** start **
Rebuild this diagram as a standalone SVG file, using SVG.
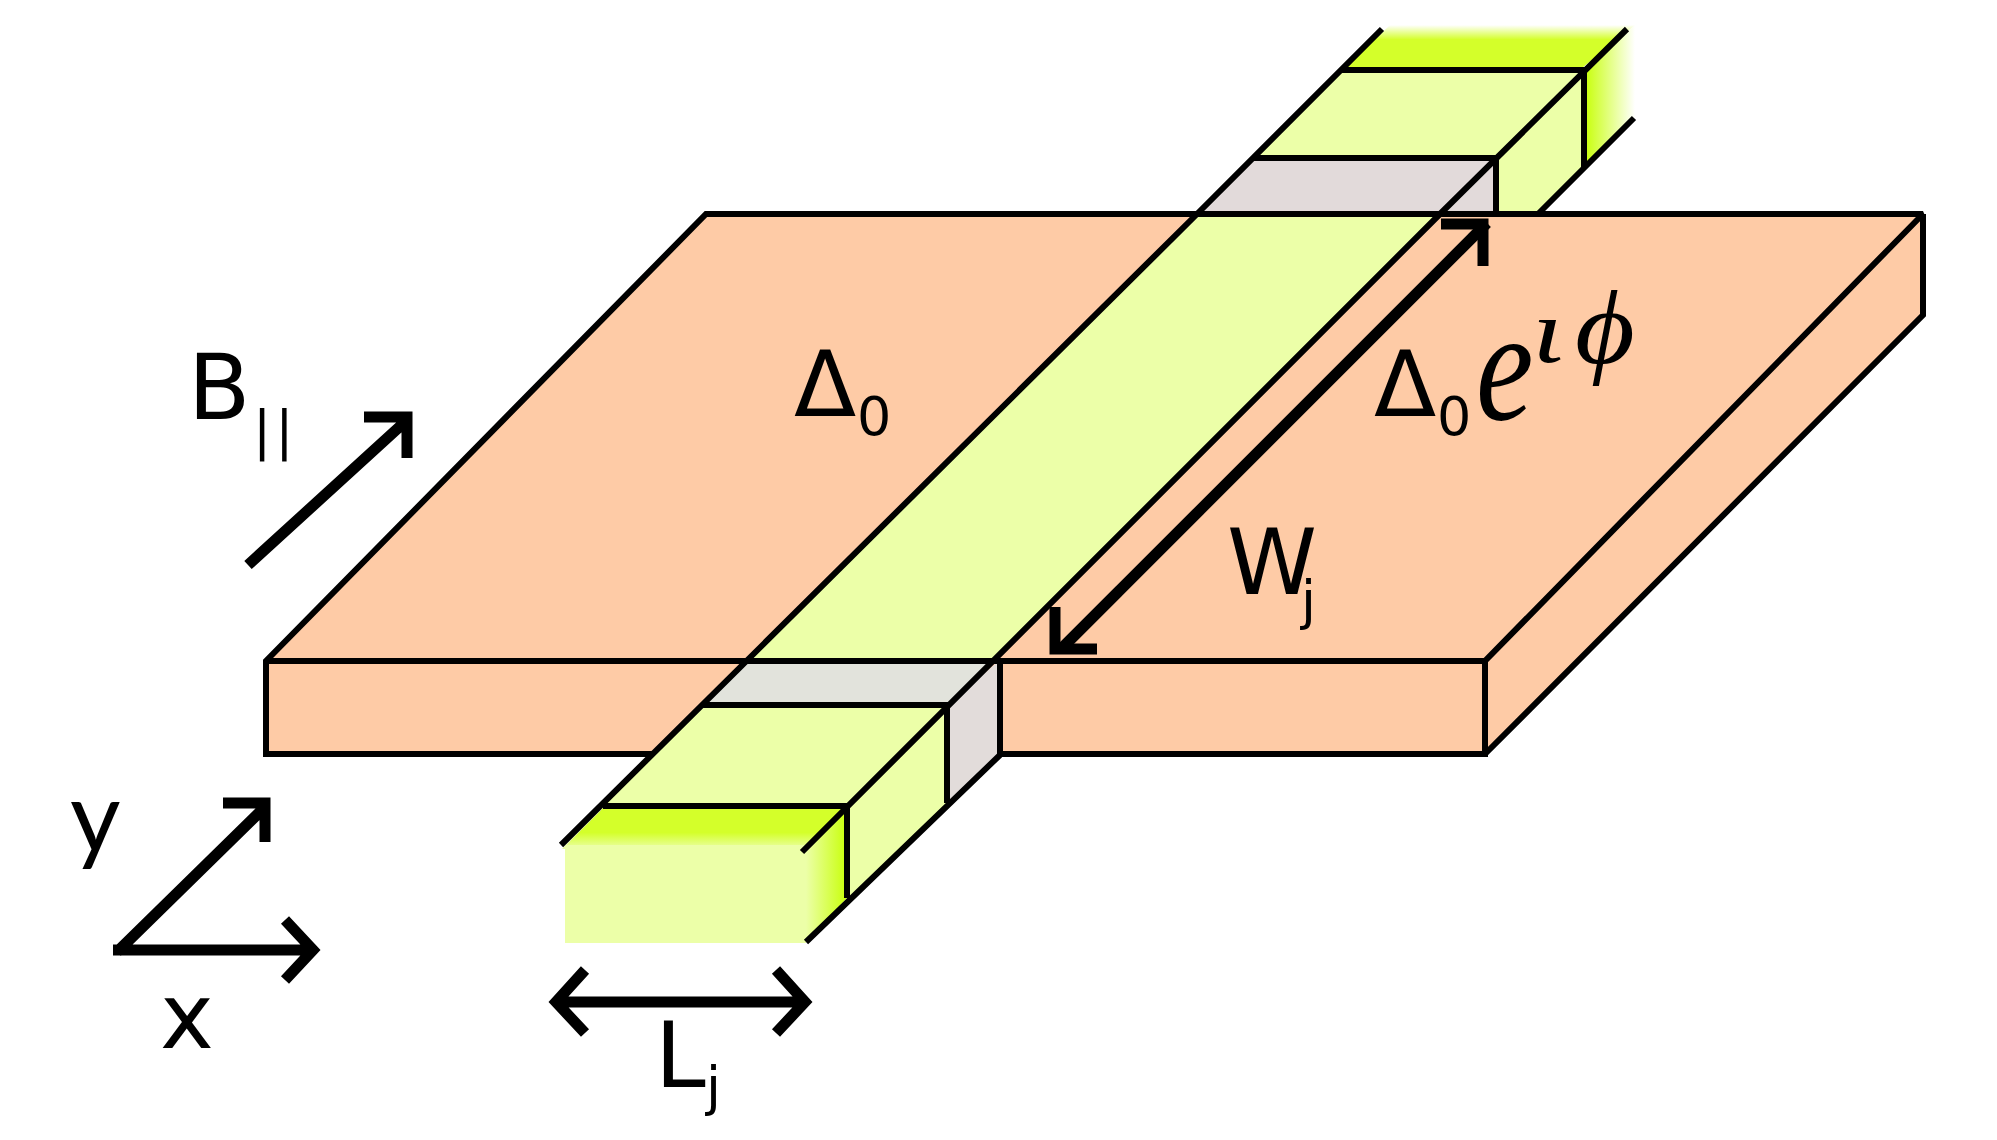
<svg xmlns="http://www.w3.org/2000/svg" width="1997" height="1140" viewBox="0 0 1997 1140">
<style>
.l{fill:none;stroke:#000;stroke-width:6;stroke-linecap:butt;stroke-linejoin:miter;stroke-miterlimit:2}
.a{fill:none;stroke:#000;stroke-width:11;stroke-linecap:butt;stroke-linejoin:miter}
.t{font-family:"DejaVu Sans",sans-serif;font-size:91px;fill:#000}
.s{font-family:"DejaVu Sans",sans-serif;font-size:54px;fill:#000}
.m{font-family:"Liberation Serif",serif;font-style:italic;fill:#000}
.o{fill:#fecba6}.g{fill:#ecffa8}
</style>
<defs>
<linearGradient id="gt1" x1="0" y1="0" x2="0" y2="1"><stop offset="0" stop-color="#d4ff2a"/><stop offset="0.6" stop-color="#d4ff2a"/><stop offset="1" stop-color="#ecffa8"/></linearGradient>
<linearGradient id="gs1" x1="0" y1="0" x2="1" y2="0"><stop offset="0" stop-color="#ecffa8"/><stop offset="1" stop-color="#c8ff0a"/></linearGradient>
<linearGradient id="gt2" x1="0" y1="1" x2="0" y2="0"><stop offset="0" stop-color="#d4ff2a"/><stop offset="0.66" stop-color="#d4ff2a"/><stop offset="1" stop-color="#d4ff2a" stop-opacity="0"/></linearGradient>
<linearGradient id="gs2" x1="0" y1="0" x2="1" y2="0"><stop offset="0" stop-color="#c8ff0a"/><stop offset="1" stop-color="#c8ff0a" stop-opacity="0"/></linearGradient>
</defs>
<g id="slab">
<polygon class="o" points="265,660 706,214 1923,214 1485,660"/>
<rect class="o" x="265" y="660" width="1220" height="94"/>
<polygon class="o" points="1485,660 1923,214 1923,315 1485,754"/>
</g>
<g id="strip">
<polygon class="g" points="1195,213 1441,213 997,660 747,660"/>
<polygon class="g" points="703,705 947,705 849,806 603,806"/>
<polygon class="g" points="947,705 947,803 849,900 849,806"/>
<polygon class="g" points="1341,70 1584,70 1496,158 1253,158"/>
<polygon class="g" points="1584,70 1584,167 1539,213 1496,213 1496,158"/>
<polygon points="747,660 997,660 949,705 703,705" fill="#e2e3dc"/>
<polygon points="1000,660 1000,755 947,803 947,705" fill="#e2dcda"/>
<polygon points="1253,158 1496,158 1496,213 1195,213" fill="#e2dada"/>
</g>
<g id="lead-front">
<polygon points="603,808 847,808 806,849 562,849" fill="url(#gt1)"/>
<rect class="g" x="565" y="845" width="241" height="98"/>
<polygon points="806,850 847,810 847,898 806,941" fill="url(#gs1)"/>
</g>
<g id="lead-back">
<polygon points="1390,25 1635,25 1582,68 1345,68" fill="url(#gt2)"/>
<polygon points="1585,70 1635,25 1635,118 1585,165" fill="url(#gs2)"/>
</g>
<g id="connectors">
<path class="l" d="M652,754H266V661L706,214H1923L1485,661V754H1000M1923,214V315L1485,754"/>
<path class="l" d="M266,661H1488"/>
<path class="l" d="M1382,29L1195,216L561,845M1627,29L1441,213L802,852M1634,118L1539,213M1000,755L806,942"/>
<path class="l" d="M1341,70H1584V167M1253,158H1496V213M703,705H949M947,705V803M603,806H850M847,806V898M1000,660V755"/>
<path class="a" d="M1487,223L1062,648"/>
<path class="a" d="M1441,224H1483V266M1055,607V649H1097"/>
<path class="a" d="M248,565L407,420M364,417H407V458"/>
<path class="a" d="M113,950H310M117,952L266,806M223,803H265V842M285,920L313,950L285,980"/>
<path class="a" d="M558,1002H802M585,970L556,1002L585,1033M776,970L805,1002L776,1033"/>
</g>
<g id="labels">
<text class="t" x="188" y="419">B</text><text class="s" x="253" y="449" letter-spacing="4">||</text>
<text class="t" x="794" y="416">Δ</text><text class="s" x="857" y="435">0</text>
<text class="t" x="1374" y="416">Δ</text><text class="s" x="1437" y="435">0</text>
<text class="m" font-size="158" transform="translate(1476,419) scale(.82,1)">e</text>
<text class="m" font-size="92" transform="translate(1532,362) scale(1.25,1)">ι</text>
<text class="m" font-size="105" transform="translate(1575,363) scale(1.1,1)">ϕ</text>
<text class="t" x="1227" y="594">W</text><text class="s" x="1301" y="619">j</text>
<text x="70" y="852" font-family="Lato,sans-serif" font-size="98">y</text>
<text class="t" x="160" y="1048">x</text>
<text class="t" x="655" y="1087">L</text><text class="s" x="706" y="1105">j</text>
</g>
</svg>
** end **
Produce an exact copy of each line of data, skipping embedded images.

Rebuild this diagram as a standalone SVG file, using SVG.
<svg xmlns="http://www.w3.org/2000/svg" width="1997" height="1140" viewBox="0 0 1997 1140">
<style>
.l{fill:none;stroke:#000;stroke-width:6;stroke-linecap:butt;stroke-linejoin:miter;stroke-miterlimit:2}
.a{fill:none;stroke:#000;stroke-width:11;stroke-linecap:butt;stroke-linejoin:miter}
.t{font-family:"DejaVu Sans",sans-serif;font-size:91px;fill:#000}
.s{font-family:"DejaVu Sans",sans-serif;font-size:54px;fill:#000}
.m{font-family:"Liberation Serif",serif;font-style:italic;fill:#000}
.o{fill:#fecba6}.g{fill:#ecffa8}
</style>
<defs>
<linearGradient id="gt1" x1="0" y1="0" x2="0" y2="1"><stop offset="0" stop-color="#d4ff2a"/><stop offset="0.6" stop-color="#d4ff2a"/><stop offset="1" stop-color="#ecffa8"/></linearGradient>
<linearGradient id="gs1" x1="0" y1="0" x2="1" y2="0"><stop offset="0" stop-color="#ecffa8"/><stop offset="1" stop-color="#c8ff0a"/></linearGradient>
<linearGradient id="gt2" x1="0" y1="1" x2="0" y2="0"><stop offset="0" stop-color="#d4ff2a"/><stop offset="0.66" stop-color="#d4ff2a"/><stop offset="1" stop-color="#d4ff2a" stop-opacity="0"/></linearGradient>
<linearGradient id="gs2" x1="0" y1="0" x2="1" y2="0"><stop offset="0" stop-color="#c8ff0a"/><stop offset="1" stop-color="#c8ff0a" stop-opacity="0"/></linearGradient>
</defs>
<g id="slab">
<polygon class="o" points="265,660 706,214 1923,214 1485,660"/>
<rect class="o" x="265" y="660" width="1220" height="94"/>
<polygon class="o" points="1485,660 1923,214 1923,315 1485,754"/>
</g>
<g id="strip">
<polygon class="g" points="1195,213 1441,213 997,660 747,660"/>
<polygon class="g" points="703,705 947,705 849,806 603,806"/>
<polygon class="g" points="947,705 947,803 849,900 849,806"/>
<polygon class="g" points="1341,70 1584,70 1496,158 1253,158"/>
<polygon class="g" points="1584,70 1584,167 1539,213 1496,213 1496,158"/>
<polygon points="747,660 997,660 949,705 703,705" fill="#e2e3dc"/>
<polygon points="1000,660 1000,755 947,803 947,705" fill="#e2dcda"/>
<polygon points="1253,158 1496,158 1496,213 1195,213" fill="#e2dada"/>
</g>
<g id="lead-front">
<polygon points="603,808 847,808 806,849 562,849" fill="url(#gt1)"/>
<rect class="g" x="565" y="845" width="241" height="98"/>
<polygon points="806,850 847,810 847,898 806,941" fill="url(#gs1)"/>
</g>
<g id="lead-back">
<polygon points="1390,25 1635,25 1582,68 1345,68" fill="url(#gt2)"/>
<polygon points="1585,70 1635,25 1635,118 1585,165" fill="url(#gs2)"/>
</g>
<g id="connectors">
<path class="l" d="M652,754H266V661L706,214H1923L1485,661V754H1000M1923,214V315L1485,754"/>
<path class="l" d="M266,661H1488"/>
<path class="l" d="M1382,29L1195,216L561,845M1627,29L1441,213L802,852M1634,118L1539,213M1000,755L806,942"/>
<path class="l" d="M1341,70H1584V167M1253,158H1496V213M703,705H949M947,705V803M603,806H850M847,806V898M1000,660V755"/>
<path class="a" d="M1487,223L1062,648"/>
<path class="a" d="M1441,224H1483V266M1055,607V649H1097"/>
<path class="a" d="M248,565L407,420M364,417H407V458"/>
<path class="a" d="M113,950H310M117,952L266,806M223,803H265V842M285,920L313,950L285,980"/>
<path class="a" d="M558,1002H802M585,970L556,1002L585,1033M776,970L805,1002L776,1033"/>
</g>
<g id="labels">
<text class="t" x="188" y="419">B</text><text class="s" x="253" y="449" letter-spacing="4">||</text>
<text class="t" x="794" y="416">Δ</text><text class="s" x="857" y="435">0</text>
<text class="t" x="1374" y="416">Δ</text><text class="s" x="1437" y="435">0</text>
<text class="m" font-size="158" transform="translate(1476,419) scale(.82,1)">e</text>
<text class="m" font-size="92" transform="translate(1532,362) scale(1.25,1)">ι</text>
<text class="m" font-size="105" transform="translate(1575,363) scale(1.1,1)">ϕ</text>
<text class="t" x="1227" y="594">W</text><text class="s" x="1301" y="619">j</text>
<text x="70" y="852" font-family="Lato,sans-serif" font-size="98">y</text>
<text class="t" x="160" y="1048">x</text>
<text class="t" x="655" y="1087">L</text><text class="s" x="706" y="1105">j</text>
</g>
</svg>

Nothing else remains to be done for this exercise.